Been Reading Spicy Novels and I Want to Do Some of the Things That I Read, But I Don't Know How to Tell My Boyfriend.

Been Reading Spicy Novels and I Want to Do Some of the Things That I Read, But I Don't Know How to Tell My Boyfriend.

I'm going to talk about this more from a general talking about sexual fantasies perspective, not just spicy novel induced ones. 

There are some pros and cons to telling a partner a sexual desire of yours. And I'm not usually a pros and cons kind of person.

But I can't give you a definite answer om what to do because it really does depend on so many things. Like who your partner is, what the fantasy is, and what happens if you tell them and it doesn't work out the way you hope. So I’ll give you some pros and cons to think about, and then you can decide what’s best for you and your relationship.
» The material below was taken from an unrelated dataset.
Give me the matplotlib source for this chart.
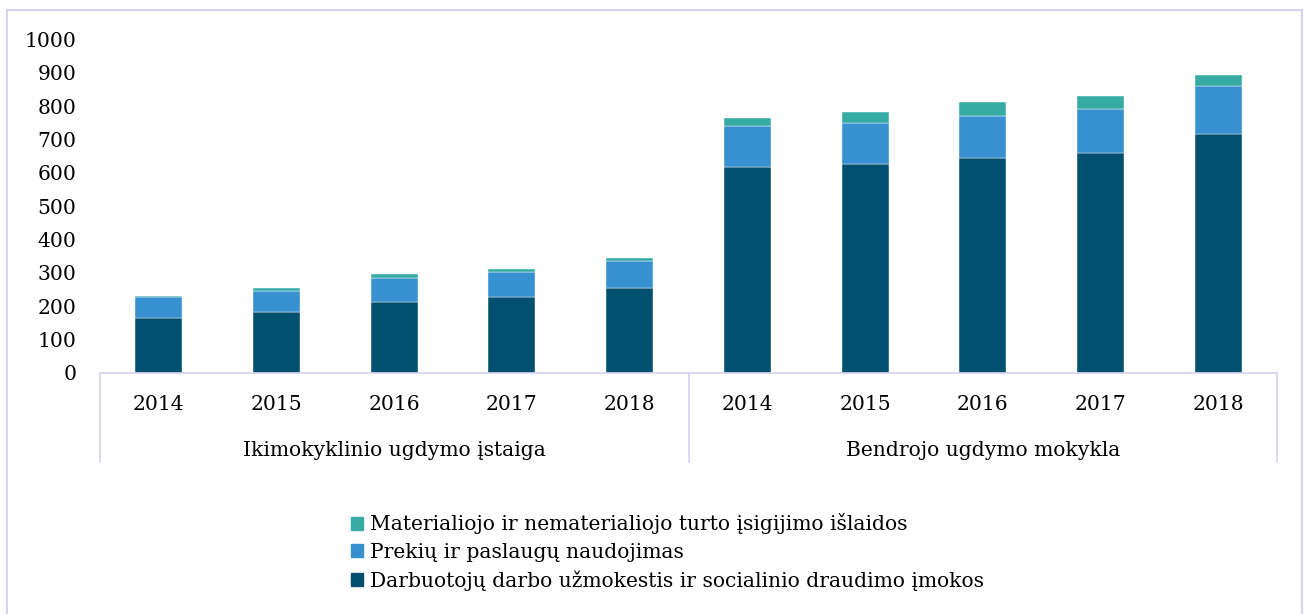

Because I'm a pessimist, we're going to start with the cons. If you tell your partner something about a sexual fantasy and they don't like it, or they think it's gross, or they judge you for it, that kind of reaction could be something that can be hard to come back from. 

Another con could be that your partner feels threatened by your fantasy. If you say that you want to try X, Y, and Z because you've been thinking about it and it turns you on, their reaction may be that they think you’re saying that you’re not happy with your sex life. Or that they’re not pleasing you. Or they’re not good enough. 
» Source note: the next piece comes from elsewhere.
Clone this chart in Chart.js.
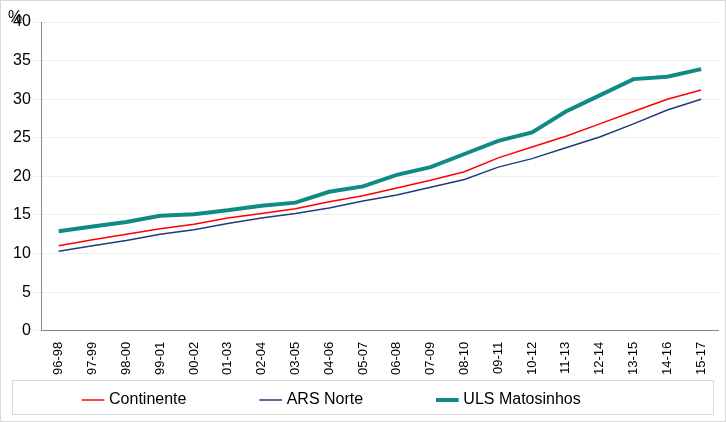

Depending on your partner, and depending on your relationship, that might also be hard to move past. 

If that reaction is sounding way too familiar, and you think that there would be a threat to your safety if you told them about your fantasy, then I would highly advise against sharing it!
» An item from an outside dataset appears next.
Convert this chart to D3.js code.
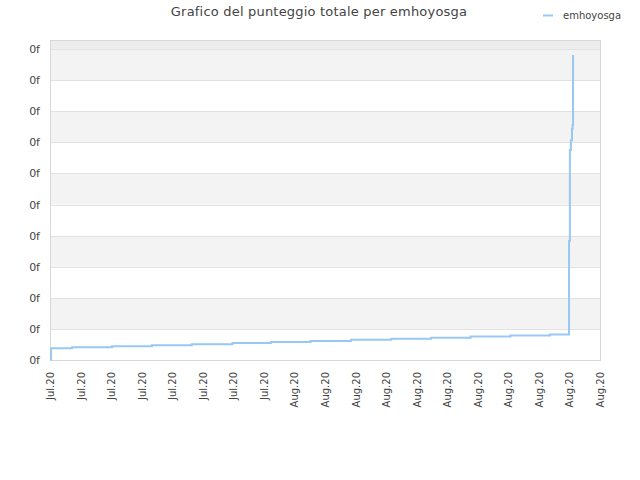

As a general rule of thumb if the fantasy involves someone very specific, especially someone who is close to either you or your partner, I would really suggest not sharing it. 

I had a student once who talked in class about not being able to understand why their partner got angry when she said that she was having sexual fantasies about one of his fraternity brothers. And not like in a “I want to have a threesome with him kind of way. But more in a “I was thinking about this guy while I was masturbating” way.

I think most of us can understand why that might not have been the best thing to share with her partner. 

If the fantasy is based on something in a book you're reading, your partner might not feel as threatened. But still, if you think their reaction will be bad, or cause the relationship to be unsafe, then I wouldn't tell them. Even if it comes from a book.

Let me give you a scenario that sounds like a pro, but might be a con.

You tell them and they’re excited. Like really excited. Like “let’s try this now” excited. 

And you act out your fantasy. 

And it’s not quite that you hoped it would be. And not in a good way, 

Not only did it not live up to your fantasy, but now you're a bit angry that your fantasy is ruined.

And how do you tell your partner that? Especially when they were so willing to try it out?

So on to the possible pros of telling your partner your sexual fantasy. 

One is that you have this incredibly vulnerable moment with your partner, which can be a great way of getting to know each other on a deeper level.

That kind of emotional intimacy can be helpful in maintaining a long-term relationship (if that’s your goal). 

And there’s the obvious reason to tell your partner your sexual fantasy. 

You tell them, they’re willing to try it, and it’s amazing!

 

There's a lot to think about here. 

If you’ve never explored fantasies before, you might want to start with something small before you start on the big fantasy. Like general turn ons. 

I would also suggest thinking about why you want to share it. Do you want to actually try it out? Do you just want to talk about it as a way of getting turned on? Do you want your partner to know you on a deeper level? Knowing the answers to these questions will help decide how you want to approach the conversation.